辛濯打完黄祥解了气,开车急速驶回家,出来这么长时间,也不知道她醒了没有,他一定要守在她身边,万一她想不开就坏了,不能让她一个人在家。
急匆匆赶回家,关门的动作又轻了,生怕她没醒再吵到她。然而他轻步进了卧室之后,轻轻打开却看到床上没人,他吓了一跳,惊慌地喊:“小洛,小洛?”
“辛濯?”落洛从阳台探出脑袋来。
辛濯吓的魂都快飞了,“小洛你想干什么?你快回来!”
落洛不明所以,她走进屋问:“我就是想透透气啊,你干什么去了?”
辛濯才知道自己多想了,一把将她抱住,紧紧地似要嵌入自己怀中一般,他呢喃着说:“你吓死我了,吓死我了!”
他以为她想干什么呢?
辛濯放开她,问她:“晚上想吃什么?我做饭!”
她摇摇头,“没什么食欲!”
“那我做点好吃的给你压压惊!”他说着,又担心她一个会乱想,便把她拉到厨房门口说:“陪我说说话!”
“辛濯,你是不是不打算让我做段氏的项目了?”落洛问。
“当然!”辛濯自然地说。这还用问吗?
“今天的事情是个意外,我还是坚持做下来吧,那是我的心血!”落洛劝道。
“怎么可能是意外?这明明是有预谋的,要我看安晓也在其中起了作用,否则她干什么把你叫进卫生间,她又先出来了?”辛濯犀利地问。
安晓这次浑身有嘴也说不清了。
“可是我不想放弃,辛濯,以后注意点行吗?要不我叫上公司别的员工一起去?”落洛知道辛濯说的有可能是真的,所以就没反驳。

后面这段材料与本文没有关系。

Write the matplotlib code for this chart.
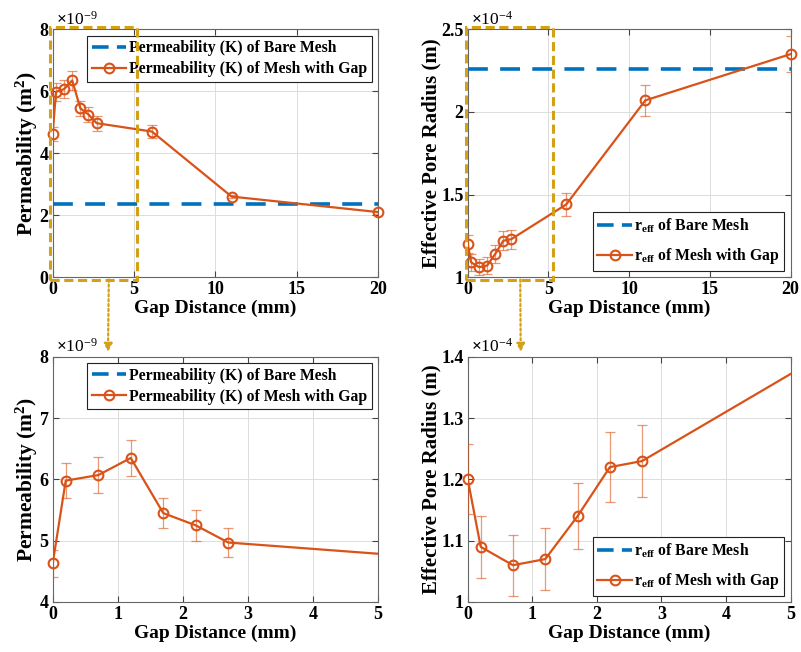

今天打黄祥给了他启发,看来他应该给她找两个保镖了,万一他不能保护在她身边,有个保镖也多重保险!
落洛看辛濯没说话,不由走过去,从后面抱住辛濯软声说:“求你了,好不好?”
他的身子一僵,随即又是一软,叹气转身复又抱住她说:“好,真拿你没办法!”他永远对她都硬不起来,唉!